►

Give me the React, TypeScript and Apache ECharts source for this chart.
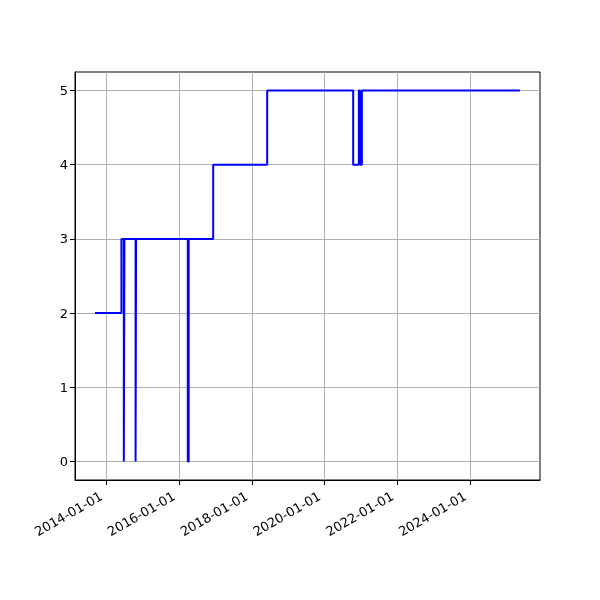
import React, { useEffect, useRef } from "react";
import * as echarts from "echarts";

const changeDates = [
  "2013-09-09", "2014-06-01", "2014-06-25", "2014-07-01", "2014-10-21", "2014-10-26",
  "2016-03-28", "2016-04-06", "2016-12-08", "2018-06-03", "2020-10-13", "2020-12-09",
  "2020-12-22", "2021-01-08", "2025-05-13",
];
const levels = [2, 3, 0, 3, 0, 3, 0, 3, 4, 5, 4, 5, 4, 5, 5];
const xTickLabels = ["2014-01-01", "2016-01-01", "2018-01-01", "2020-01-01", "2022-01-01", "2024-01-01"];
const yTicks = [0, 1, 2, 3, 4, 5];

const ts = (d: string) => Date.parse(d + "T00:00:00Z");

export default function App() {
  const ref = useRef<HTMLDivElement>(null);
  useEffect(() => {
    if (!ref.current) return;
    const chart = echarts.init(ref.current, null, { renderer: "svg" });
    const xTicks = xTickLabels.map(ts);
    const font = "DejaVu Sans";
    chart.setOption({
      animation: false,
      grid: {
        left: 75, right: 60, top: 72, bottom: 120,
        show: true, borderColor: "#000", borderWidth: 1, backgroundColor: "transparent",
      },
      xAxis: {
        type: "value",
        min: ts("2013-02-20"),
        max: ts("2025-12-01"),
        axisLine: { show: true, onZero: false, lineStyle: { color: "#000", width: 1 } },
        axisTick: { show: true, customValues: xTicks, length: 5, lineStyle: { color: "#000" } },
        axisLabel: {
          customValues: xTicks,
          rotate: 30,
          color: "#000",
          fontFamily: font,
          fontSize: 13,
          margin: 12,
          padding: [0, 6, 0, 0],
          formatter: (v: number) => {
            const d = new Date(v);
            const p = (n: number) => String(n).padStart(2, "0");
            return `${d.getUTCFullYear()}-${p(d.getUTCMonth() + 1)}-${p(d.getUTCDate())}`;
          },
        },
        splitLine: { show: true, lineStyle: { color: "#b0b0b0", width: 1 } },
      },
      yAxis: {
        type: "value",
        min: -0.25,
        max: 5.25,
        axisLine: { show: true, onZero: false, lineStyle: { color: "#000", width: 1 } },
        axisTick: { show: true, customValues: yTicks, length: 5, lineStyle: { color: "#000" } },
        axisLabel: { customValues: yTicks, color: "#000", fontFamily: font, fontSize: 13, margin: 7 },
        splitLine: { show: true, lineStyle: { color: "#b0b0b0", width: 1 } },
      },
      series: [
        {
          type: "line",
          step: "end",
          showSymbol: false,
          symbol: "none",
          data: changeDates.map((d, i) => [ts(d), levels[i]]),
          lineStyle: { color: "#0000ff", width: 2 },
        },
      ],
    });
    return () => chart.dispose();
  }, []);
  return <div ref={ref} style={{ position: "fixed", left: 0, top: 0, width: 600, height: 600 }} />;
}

◄
►

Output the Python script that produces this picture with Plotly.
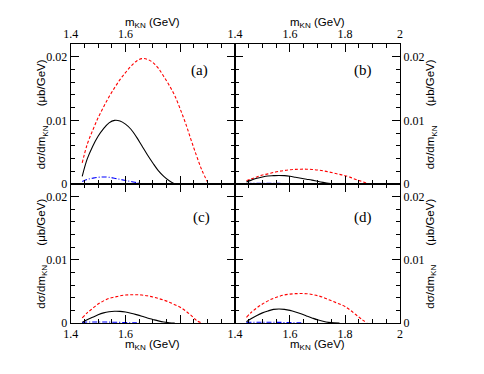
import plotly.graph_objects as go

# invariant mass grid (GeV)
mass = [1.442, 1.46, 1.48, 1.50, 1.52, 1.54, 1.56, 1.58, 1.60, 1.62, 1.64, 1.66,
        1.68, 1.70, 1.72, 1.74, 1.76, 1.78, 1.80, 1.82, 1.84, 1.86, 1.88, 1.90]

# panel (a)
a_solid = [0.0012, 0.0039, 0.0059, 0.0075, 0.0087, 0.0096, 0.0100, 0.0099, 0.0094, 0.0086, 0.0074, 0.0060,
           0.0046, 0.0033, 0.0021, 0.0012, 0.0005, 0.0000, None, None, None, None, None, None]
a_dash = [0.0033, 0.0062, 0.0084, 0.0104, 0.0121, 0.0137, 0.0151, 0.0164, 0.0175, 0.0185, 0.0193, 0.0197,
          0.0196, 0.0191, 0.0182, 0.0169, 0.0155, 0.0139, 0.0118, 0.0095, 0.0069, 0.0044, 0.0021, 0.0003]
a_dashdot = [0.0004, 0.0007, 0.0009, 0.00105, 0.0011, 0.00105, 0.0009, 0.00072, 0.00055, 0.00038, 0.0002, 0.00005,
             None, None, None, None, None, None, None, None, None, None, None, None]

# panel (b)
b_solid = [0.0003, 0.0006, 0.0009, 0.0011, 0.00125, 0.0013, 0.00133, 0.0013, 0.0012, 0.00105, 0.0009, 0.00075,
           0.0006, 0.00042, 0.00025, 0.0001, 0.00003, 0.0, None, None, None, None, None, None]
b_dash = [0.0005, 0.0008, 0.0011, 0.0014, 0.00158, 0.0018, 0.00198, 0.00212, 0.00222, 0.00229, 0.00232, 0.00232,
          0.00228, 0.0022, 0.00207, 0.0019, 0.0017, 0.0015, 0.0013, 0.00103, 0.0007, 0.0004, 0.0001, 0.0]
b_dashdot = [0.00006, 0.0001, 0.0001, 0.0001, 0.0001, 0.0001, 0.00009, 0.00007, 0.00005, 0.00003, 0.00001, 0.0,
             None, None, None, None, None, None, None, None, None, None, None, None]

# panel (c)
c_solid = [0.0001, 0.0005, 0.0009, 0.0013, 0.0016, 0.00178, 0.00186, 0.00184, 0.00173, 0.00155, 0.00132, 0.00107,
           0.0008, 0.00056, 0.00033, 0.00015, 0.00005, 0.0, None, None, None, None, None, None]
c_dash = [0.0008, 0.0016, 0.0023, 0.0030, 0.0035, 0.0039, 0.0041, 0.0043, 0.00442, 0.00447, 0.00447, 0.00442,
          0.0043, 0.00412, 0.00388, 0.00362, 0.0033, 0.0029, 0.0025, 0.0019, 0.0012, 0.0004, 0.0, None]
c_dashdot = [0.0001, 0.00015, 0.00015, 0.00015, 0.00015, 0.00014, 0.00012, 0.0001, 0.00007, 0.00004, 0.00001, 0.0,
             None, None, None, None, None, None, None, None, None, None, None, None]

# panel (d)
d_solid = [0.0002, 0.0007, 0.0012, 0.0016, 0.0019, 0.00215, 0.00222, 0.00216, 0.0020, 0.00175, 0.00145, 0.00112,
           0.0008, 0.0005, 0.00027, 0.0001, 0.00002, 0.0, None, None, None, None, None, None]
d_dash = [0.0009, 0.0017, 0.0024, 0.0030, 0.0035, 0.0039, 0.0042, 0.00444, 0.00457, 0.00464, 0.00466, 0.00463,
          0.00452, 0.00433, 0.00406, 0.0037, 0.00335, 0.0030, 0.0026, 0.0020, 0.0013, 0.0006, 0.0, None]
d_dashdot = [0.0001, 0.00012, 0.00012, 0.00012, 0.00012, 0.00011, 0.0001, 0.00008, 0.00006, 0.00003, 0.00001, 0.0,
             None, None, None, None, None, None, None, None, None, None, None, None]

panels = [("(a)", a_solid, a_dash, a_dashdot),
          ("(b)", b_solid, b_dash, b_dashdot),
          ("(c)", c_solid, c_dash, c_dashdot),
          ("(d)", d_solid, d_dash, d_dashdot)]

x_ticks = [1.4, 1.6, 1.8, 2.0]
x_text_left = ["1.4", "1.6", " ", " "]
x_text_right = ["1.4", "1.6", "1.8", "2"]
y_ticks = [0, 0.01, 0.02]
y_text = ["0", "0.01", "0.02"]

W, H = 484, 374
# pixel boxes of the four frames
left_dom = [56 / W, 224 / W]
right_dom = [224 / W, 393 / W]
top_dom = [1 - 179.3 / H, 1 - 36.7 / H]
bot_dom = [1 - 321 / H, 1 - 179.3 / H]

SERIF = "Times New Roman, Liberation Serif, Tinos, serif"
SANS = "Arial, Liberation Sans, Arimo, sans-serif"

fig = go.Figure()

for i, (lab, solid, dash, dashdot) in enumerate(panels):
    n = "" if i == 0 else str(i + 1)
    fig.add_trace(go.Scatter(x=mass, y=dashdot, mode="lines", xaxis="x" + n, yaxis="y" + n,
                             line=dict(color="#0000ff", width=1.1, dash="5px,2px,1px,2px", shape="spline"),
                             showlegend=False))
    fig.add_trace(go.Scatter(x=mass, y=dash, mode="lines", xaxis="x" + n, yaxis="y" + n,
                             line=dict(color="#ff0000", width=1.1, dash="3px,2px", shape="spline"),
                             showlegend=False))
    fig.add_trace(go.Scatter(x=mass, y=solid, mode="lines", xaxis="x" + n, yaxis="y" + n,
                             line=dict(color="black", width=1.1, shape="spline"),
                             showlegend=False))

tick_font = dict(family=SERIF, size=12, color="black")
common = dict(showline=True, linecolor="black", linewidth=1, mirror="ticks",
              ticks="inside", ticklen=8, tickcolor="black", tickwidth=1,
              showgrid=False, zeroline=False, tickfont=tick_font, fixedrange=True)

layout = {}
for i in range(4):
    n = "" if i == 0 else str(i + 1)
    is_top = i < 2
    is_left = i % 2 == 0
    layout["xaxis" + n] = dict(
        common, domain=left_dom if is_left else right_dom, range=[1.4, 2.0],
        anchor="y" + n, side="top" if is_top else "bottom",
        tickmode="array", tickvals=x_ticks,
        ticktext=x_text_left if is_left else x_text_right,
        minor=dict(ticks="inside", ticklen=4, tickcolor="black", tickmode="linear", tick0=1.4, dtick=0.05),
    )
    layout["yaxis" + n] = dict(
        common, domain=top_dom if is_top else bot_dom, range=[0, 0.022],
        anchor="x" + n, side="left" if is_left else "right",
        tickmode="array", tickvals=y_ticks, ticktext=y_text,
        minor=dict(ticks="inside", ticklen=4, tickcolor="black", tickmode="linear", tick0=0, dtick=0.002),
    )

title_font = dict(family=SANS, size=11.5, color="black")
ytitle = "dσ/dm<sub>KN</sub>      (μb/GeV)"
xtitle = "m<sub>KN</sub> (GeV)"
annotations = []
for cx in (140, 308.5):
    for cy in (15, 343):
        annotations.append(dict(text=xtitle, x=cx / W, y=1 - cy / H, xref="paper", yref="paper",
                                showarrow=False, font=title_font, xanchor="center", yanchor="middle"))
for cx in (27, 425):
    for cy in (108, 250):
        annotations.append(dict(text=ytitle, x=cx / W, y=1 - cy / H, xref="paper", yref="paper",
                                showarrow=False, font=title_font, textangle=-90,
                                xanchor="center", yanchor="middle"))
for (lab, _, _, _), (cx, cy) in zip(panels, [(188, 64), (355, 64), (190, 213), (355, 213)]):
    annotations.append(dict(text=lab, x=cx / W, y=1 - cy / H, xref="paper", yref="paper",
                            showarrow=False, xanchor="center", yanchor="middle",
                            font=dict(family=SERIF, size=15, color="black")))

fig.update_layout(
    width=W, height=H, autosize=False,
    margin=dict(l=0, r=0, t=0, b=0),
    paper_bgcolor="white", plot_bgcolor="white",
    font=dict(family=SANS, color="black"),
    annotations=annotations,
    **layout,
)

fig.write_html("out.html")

◄

> [TASK DIRECTIONS]:
Pull out each line of the listing that holds the string "this".

> [IN RESPONSE]:
Give me the React, TypeScript and Apache ECharts source for this chart.
Output the Python script that produces this picture with Plotly.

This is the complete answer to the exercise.